[Entries with chart source code]
= = = =

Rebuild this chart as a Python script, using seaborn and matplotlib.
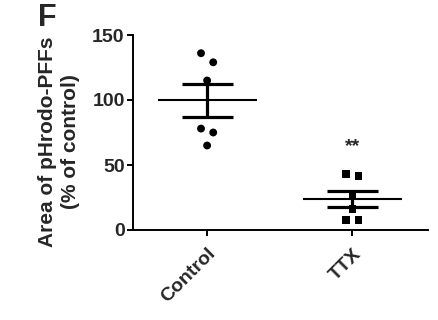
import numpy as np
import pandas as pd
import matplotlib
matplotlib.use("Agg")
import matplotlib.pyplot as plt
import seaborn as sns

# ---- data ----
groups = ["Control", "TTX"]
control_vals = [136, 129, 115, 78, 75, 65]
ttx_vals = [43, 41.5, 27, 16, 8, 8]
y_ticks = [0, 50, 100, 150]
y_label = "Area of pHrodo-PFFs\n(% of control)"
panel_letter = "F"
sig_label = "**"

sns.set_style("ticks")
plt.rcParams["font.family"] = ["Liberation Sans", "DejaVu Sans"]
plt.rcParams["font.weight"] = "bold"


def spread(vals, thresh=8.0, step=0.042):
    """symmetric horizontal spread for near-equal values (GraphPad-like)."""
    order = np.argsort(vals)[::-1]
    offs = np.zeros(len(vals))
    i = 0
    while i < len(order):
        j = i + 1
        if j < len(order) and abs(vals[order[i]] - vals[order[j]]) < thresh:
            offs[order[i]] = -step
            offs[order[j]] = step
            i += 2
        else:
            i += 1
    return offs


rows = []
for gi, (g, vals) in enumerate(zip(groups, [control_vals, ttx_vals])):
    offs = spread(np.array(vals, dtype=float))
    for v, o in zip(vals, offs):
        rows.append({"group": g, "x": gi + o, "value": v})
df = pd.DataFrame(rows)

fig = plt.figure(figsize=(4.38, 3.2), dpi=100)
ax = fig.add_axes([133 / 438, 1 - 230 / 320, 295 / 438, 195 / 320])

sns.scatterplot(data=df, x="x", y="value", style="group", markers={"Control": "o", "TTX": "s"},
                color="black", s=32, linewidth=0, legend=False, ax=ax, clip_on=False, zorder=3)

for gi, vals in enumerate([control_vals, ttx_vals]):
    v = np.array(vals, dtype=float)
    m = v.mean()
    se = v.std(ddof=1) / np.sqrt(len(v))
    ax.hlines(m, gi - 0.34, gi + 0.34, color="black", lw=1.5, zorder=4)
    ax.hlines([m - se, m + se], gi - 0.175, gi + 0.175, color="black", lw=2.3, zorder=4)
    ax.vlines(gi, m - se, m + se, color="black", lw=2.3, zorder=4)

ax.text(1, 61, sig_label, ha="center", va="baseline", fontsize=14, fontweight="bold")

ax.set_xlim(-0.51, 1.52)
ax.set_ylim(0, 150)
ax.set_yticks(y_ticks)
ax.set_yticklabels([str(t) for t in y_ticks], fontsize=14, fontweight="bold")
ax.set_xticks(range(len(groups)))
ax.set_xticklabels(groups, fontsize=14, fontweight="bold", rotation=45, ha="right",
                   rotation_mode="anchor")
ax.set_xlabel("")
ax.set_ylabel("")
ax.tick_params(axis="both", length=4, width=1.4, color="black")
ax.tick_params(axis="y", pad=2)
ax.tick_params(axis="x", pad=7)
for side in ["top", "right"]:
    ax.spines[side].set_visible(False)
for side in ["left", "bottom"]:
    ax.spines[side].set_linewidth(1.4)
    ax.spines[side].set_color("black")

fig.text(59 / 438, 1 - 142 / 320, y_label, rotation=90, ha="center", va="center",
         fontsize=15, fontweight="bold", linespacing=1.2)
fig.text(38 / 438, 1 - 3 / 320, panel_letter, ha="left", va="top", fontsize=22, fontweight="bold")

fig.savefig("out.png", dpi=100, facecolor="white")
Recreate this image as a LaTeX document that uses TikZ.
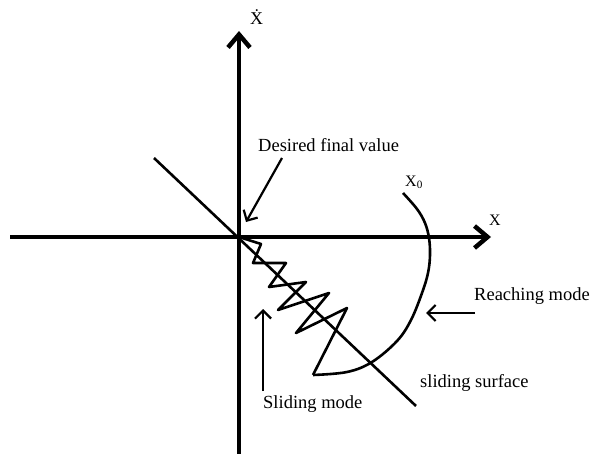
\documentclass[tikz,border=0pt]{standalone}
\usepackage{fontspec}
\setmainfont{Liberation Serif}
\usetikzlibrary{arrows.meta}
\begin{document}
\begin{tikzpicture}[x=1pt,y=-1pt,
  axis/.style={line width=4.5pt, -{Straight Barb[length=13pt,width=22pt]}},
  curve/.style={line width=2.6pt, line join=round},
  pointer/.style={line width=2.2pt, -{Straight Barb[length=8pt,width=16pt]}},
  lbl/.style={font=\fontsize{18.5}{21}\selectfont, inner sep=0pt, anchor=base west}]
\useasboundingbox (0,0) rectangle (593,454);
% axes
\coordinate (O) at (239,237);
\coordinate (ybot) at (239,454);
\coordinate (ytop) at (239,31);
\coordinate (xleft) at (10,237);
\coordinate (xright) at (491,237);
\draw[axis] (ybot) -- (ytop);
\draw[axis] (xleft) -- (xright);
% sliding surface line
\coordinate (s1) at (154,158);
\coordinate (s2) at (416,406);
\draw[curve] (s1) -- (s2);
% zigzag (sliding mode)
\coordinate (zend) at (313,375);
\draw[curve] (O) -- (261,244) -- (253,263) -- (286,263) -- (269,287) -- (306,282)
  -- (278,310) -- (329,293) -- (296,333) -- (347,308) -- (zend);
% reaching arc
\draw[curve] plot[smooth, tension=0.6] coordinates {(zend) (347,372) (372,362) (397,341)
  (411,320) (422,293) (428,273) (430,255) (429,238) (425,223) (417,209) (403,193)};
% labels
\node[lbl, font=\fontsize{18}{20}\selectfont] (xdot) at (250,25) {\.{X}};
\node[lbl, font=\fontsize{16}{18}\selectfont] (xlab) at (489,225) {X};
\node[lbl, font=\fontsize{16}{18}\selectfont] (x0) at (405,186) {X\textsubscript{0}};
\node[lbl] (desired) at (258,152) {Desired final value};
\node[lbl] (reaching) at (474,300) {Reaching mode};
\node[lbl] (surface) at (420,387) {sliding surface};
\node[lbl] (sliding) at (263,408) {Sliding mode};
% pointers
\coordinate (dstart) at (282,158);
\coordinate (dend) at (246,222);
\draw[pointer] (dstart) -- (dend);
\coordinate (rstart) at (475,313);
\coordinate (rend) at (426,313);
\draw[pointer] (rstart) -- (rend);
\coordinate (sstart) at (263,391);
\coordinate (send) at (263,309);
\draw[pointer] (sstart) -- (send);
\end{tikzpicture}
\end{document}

= = = =

WHAT IS ASKED -
Write the lines above out again exactly, without any of their pictures.

WRITTEN SOLUTION -
Rebuild this chart as a Python script, using seaborn and matplotlib.
import numpy as np
import pandas as pd
import matplotlib
matplotlib.use("Agg")
import matplotlib.pyplot as plt
import seaborn as sns

# ---- data ----
groups = ["Control", "TTX"]
control_vals = [136, 129, 115, 78, 75, 65]
ttx_vals = [43, 41.5, 27, 16, 8, 8]
y_ticks = [0, 50, 100, 150]
y_label = "Area of pHrodo-PFFs\n(% of control)"
panel_letter = "F"
sig_label = "**"

sns.set_style("ticks")
plt.rcParams["font.family"] = ["Liberation Sans", "DejaVu Sans"]
plt.rcParams["font.weight"] = "bold"


def spread(vals, thresh=8.0, step=0.042):
    """symmetric horizontal spread for near-equal values (GraphPad-like)."""
    order = np.argsort(vals)[::-1]
    offs = np.zeros(len(vals))
    i = 0
    while i < len(order):
        j = i + 1
        if j < len(order) and abs(vals[order[i]] - vals[order[j]]) < thresh:
            offs[order[i]] = -step
            offs[order[j]] = step
            i += 2
        else:
            i += 1
    return offs


rows = []
for gi, (g, vals) in enumerate(zip(groups, [control_vals, ttx_vals])):
    offs = spread(np.array(vals, dtype=float))
    for v, o in zip(vals, offs):
        rows.append({"group": g, "x": gi + o, "value": v})
df = pd.DataFrame(rows)

fig = plt.figure(figsize=(4.38, 3.2), dpi=100)
ax = fig.add_axes([133 / 438, 1 - 230 / 320, 295 / 438, 195 / 320])

sns.scatterplot(data=df, x="x", y="value", style="group", markers={"Control": "o", "TTX": "s"},
                color="black", s=32, linewidth=0, legend=False, ax=ax, clip_on=False, zorder=3)

for gi, vals in enumerate([control_vals, ttx_vals]):
    v = np.array(vals, dtype=float)
    m = v.mean()
    se = v.std(ddof=1) / np.sqrt(len(v))
    ax.hlines(m, gi - 0.34, gi + 0.34, color="black", lw=1.5, zorder=4)
    ax.hlines([m - se, m + se], gi - 0.175, gi + 0.175, color="black", lw=2.3, zorder=4)
    ax.vlines(gi, m - se, m + se, color="black", lw=2.3, zorder=4)

ax.text(1, 61, sig_label, ha="center", va="baseline", fontsize=14, fontweight="bold")

ax.set_xlim(-0.51, 1.52)
ax.set_ylim(0, 150)
ax.set_yticks(y_ticks)
ax.set_yticklabels([str(t) for t in y_ticks], fontsize=14, fontweight="bold")
ax.set_xticks(range(len(groups)))
ax.set_xticklabels(groups, fontsize=14, fontweight="bold", rotation=45, ha="right",
                   rotation_mode="anchor")
ax.set_xlabel("")
ax.set_ylabel("")
ax.tick_params(axis="both", length=4, width=1.4, color="black")
ax.tick_params(axis="y", pad=2)
ax.tick_params(axis="x", pad=7)
for side in ["top", "right"]:
    ax.spines[side].set_visible(False)
for side in ["left", "bottom"]:
    ax.spines[side].set_linewidth(1.4)
    ax.spines[side].set_color("black")

fig.text(59 / 438, 1 - 142 / 320, y_label, rotation=90, ha="center", va="center",
         fontsize=15, fontweight="bold", linespacing=1.2)
fig.text(38 / 438, 1 - 3 / 320, panel_letter, ha="left", va="top", fontsize=22, fontweight="bold")

fig.savefig("out.png", dpi=100, facecolor="white")
Recreate this image as a LaTeX document that uses TikZ.
\documentclass[tikz,border=0pt]{standalone}
\usepackage{fontspec}
\setmainfont{Liberation Serif}
\usetikzlibrary{arrows.meta}
\begin{document}
\begin{tikzpicture}[x=1pt,y=-1pt,
  axis/.style={line width=4.5pt, -{Straight Barb[length=13pt,width=22pt]}},
  curve/.style={line width=2.6pt, line join=round},
  pointer/.style={line width=2.2pt, -{Straight Barb[length=8pt,width=16pt]}},
  lbl/.style={font=\fontsize{18.5}{21}\selectfont, inner sep=0pt, anchor=base west}]
\useasboundingbox (0,0) rectangle (593,454);
% axes
\coordinate (O) at (239,237);
\coordinate (ybot) at (239,454);
\coordinate (ytop) at (239,31);
\coordinate (xleft) at (10,237);
\coordinate (xright) at (491,237);
\draw[axis] (ybot) -- (ytop);
\draw[axis] (xleft) -- (xright);
% sliding surface line
\coordinate (s1) at (154,158);
\coordinate (s2) at (416,406);
\draw[curve] (s1) -- (s2);
% zigzag (sliding mode)
\coordinate (zend) at (313,375);
\draw[curve] (O) -- (261,244) -- (253,263) -- (286,263) -- (269,287) -- (306,282)
  -- (278,310) -- (329,293) -- (296,333) -- (347,308) -- (zend);
% reaching arc
\draw[curve] plot[smooth, tension=0.6] coordinates {(zend) (347,372) (372,362) (397,341)
  (411,320) (422,293) (428,273) (430,255) (429,238) (425,223) (417,209) (403,193)};
% labels
\node[lbl, font=\fontsize{18}{20}\selectfont] (xdot) at (250,25) {\.{X}};
\node[lbl, font=\fontsize{16}{18}\selectfont] (xlab) at (489,225) {X};
\node[lbl, font=\fontsize{16}{18}\selectfont] (x0) at (405,186) {X\textsubscript{0}};
\node[lbl] (desired) at (258,152) {Desired final value};
\node[lbl] (reaching) at (474,300) {Reaching mode};
\node[lbl] (surface) at (420,387) {sliding surface};
\node[lbl] (sliding) at (263,408) {Sliding mode};
% pointers
\coordinate (dstart) at (282,158);
\coordinate (dend) at (246,222);
\draw[pointer] (dstart) -- (dend);
\coordinate (rstart) at (475,313);
\coordinate (rend) at (426,313);
\draw[pointer] (rstart) -- (rend);
\coordinate (sstart) at (263,391);
\coordinate (send) at (263,309);
\draw[pointer] (sstart) -- (send);
\end{tikzpicture}
\end{document}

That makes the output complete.